週間では米国市場に対する日本市場の強さは拡大しました。米国市場のボラティリティーを示す、VIX25.56投資家の不安心理示す25を上回りました。

 

日経平均は、9日線の下にあり、25日線の上にあります。短期トレンドには”黄信号”が点灯しています。

日経平均は、一目均衡表の雲の上に在ります。総合乖離率は+10.4%となり先週と比較しプラス幅は縮小しました。 200日移動平均線との乖離率は+4.0%で、プラス幅は縮小しました。3つの要素がプラスですので、中期トレンドには、"青信号"が点灯しています。

 

米国市場ではNYDowは、9日線・25日線・200日線の下にあります。一目均衡表の雲の上に在ります。NASDAQも、9日線・25日線・200日線の下にあります。一目均衡表の雲の上に在ります。

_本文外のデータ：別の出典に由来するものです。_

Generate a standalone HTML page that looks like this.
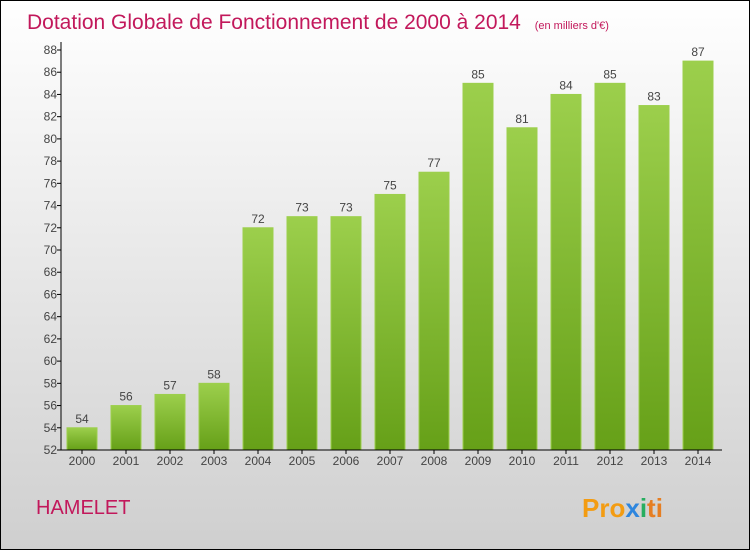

短期的には赤信号で、中期的には黄信号が点灯しています。

 

[今週の見通し]

米国市場をファンダメンタル面で見ると新型コロナウイルス感染拡大に伴う世界経済減速懸念、EU圏の銀行の信用力不足と政治情勢、米中貿易摩擦、北朝鮮の問題、などの懸念は後退しているものの、ウクライナ紛争、米国の利上げ、長期金利の上昇、原油相場の上昇、中国の不動産バブルの崩壊と信用収縮に伴う金融市場混乱、中東や東アジアの地政学的リスクなどがリスク要因として存在します。

 

直近のLIBOR金利は上昇傾向で、引き続き注意が必要です。20203月にも、短期金利が低下しているにも関わらずLIBOR金利は上昇したことから、金融不安再燃の可能性が意識されていました。

 

一方、好材料としては日銀による金融緩和政策の維持が挙げられます

 

テクニカルな面を見ると、米国市場は中期もみあいで、短期は上昇トレンドです。日本市場も中期上昇トレンドで、短期も上昇トレンドです。

 

為替市場を分析すると、2020年は、ゆるやかに円高方向に動いていましたが、2021年に入り、円安トレンドが続いています。今週は136円台から139円台が想定されます。

 

今週、投資家は米国の8月の雇用統計を最も注目するでしょう。FRBの利上げ計画の変更の影響を推測することになります。その他、ドイツやユーロ圏の消費者物価指数、中国のPMIが発表される予定です。また、ドイツの小売売上高、米国の8月のISM製造業景気指数も注目されるでしょう。

 

先週の日経平均は、想定レンジ内で推移しました。上値は想定ラインを420円ほど下回り、下値は想定ラインを100円ほど上回りました。今週の日経平均の想定範囲は、上値がボリンジャーバンド+1σ (現在28730円近辺)で、下値がボリンジャーバンド-1σ(現在27760円近辺)の間での動きが想定されます。

 

週末の米国市場の大幅下落でボラティリティーは急上昇しており、今週の日経平均は下落傾向となりそうです。